Extract, in full, the lines below, beginning at the first and ending with the line that contains "import pandas as pd". Pictures do not belong in the copy.

→ **INFORMATION SUPPLIED**:

#####

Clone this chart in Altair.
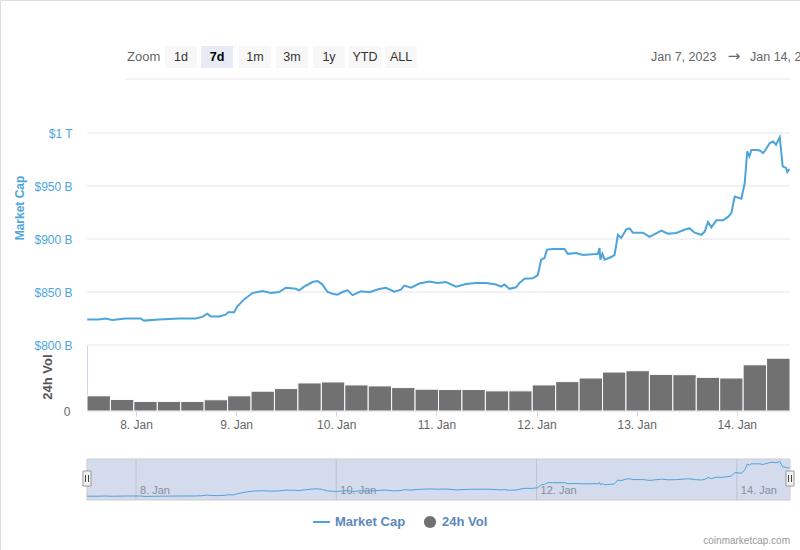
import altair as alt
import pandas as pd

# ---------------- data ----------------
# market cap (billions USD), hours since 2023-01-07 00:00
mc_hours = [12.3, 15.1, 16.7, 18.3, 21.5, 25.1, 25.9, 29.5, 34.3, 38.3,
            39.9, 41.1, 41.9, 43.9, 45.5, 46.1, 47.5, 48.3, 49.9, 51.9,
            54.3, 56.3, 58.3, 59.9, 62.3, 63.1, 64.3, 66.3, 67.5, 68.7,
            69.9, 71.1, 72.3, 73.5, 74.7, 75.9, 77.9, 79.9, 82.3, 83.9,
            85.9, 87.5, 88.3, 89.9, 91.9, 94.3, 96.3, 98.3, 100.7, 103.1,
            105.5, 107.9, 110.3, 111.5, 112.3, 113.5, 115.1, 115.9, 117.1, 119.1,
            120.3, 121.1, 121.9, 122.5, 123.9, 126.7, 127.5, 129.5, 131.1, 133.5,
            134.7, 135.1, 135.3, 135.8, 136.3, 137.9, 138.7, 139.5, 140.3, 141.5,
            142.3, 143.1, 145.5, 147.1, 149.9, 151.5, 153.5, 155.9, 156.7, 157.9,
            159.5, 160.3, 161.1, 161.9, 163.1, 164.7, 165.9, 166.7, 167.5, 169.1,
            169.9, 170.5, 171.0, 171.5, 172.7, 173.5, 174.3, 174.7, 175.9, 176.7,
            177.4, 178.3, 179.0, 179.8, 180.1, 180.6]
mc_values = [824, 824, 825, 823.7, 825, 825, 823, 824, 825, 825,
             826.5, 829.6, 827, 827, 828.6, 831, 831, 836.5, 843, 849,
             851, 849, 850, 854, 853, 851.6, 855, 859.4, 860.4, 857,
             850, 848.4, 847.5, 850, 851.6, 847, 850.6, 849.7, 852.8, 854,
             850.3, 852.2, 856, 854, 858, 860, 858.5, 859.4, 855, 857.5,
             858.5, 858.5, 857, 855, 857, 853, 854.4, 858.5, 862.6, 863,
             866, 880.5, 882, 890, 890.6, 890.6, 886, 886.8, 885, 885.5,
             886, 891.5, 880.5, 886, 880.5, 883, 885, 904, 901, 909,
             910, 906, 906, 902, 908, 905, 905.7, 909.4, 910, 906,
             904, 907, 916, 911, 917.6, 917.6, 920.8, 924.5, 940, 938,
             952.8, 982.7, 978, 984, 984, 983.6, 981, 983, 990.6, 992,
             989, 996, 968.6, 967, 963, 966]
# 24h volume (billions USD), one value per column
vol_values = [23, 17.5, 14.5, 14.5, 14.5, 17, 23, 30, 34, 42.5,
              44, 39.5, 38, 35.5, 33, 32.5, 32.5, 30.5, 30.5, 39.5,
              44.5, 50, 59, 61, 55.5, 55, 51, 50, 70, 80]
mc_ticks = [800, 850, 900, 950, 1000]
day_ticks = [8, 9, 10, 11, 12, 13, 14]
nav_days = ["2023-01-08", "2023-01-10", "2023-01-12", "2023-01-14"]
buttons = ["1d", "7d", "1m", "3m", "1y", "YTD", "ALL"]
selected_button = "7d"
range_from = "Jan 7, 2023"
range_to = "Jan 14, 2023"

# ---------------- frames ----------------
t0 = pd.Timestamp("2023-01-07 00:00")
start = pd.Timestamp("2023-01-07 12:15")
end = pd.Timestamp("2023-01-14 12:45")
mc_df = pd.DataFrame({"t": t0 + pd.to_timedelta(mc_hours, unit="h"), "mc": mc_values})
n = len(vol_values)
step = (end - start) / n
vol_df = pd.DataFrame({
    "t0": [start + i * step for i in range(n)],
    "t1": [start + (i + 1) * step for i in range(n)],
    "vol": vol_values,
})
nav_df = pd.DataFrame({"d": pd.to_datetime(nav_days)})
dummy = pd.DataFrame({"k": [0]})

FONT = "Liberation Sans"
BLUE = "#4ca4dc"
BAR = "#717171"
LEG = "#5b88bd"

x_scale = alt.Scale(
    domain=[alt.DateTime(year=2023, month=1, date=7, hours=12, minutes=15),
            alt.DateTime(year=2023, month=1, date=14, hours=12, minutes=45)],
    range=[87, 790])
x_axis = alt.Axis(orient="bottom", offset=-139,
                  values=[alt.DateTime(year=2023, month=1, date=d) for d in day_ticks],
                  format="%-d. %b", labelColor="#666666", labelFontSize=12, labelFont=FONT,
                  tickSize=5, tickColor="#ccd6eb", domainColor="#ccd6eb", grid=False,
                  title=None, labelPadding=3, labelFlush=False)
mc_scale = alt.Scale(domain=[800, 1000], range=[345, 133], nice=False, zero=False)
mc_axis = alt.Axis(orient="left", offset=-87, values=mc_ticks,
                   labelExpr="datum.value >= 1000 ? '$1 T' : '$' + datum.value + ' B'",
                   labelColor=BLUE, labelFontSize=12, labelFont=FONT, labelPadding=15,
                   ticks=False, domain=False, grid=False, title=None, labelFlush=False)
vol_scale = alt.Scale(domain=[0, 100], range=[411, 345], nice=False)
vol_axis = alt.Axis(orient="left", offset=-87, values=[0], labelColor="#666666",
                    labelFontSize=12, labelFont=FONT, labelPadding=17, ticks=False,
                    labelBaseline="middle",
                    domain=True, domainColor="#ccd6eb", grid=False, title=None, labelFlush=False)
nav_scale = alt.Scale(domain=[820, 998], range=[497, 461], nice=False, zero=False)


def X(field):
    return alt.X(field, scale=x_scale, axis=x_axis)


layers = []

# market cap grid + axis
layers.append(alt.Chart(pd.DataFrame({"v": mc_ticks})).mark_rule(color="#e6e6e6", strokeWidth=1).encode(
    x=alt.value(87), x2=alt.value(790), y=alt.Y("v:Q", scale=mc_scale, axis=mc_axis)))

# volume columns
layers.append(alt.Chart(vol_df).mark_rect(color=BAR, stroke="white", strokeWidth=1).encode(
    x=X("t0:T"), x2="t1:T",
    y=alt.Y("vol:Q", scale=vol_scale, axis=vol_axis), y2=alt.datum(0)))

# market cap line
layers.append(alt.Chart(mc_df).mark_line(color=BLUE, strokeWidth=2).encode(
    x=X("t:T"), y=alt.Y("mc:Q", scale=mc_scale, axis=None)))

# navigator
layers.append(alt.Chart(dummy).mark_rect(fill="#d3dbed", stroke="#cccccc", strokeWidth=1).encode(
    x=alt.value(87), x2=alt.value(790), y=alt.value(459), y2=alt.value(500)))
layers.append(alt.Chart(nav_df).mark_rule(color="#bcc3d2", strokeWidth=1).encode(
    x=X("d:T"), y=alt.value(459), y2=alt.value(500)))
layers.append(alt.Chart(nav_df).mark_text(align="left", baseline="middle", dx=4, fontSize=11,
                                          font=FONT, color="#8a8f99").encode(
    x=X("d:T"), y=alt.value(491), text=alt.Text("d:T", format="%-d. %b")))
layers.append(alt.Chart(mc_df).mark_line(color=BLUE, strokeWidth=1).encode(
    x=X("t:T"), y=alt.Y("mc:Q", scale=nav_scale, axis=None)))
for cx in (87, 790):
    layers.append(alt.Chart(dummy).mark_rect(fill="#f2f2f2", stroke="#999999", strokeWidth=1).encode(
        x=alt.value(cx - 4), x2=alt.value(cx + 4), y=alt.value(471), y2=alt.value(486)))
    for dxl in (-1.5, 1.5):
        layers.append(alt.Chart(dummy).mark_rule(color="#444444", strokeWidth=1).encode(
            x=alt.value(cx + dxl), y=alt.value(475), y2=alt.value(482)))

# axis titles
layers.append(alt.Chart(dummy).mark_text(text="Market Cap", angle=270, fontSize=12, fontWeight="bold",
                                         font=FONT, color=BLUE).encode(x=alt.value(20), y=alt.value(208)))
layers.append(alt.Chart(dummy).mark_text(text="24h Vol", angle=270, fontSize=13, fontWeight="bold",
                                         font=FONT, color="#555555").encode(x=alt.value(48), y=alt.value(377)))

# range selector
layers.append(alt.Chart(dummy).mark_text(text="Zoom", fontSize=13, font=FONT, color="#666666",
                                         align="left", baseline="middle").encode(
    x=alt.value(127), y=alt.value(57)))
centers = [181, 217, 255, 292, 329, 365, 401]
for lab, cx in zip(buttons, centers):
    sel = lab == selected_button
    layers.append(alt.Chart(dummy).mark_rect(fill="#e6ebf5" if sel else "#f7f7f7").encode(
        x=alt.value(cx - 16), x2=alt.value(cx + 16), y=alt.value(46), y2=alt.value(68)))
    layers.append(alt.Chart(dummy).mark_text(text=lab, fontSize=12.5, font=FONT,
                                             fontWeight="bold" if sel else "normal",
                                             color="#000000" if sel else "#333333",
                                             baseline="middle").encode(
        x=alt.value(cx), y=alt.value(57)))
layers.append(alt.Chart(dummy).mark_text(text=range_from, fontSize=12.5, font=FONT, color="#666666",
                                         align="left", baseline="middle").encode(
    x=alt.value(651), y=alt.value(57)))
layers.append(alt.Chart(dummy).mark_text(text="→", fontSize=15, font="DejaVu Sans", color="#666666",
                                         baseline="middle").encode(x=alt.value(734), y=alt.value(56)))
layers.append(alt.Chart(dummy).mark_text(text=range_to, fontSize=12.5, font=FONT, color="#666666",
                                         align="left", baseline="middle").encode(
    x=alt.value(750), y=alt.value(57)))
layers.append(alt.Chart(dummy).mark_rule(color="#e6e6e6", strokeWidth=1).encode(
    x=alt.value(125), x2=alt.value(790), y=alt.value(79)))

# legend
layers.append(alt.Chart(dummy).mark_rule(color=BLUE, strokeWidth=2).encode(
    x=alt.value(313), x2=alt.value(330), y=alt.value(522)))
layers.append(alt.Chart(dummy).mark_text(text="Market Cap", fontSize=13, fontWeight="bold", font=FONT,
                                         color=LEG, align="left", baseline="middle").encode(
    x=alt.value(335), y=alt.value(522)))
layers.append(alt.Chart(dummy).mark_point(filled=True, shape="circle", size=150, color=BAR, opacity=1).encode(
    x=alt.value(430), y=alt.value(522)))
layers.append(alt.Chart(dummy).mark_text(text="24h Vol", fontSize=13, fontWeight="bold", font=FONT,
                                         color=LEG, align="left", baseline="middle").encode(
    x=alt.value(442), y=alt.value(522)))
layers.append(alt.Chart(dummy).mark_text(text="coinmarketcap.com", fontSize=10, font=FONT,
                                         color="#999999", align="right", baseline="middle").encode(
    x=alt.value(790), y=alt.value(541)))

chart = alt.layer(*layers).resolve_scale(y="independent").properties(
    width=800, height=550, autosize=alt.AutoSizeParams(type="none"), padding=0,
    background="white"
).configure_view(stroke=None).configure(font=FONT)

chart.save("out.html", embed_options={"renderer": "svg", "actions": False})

#####

→ **EXPECTED ANSWER**:
Clone this chart in Altair.
import altair as alt
import pandas as pd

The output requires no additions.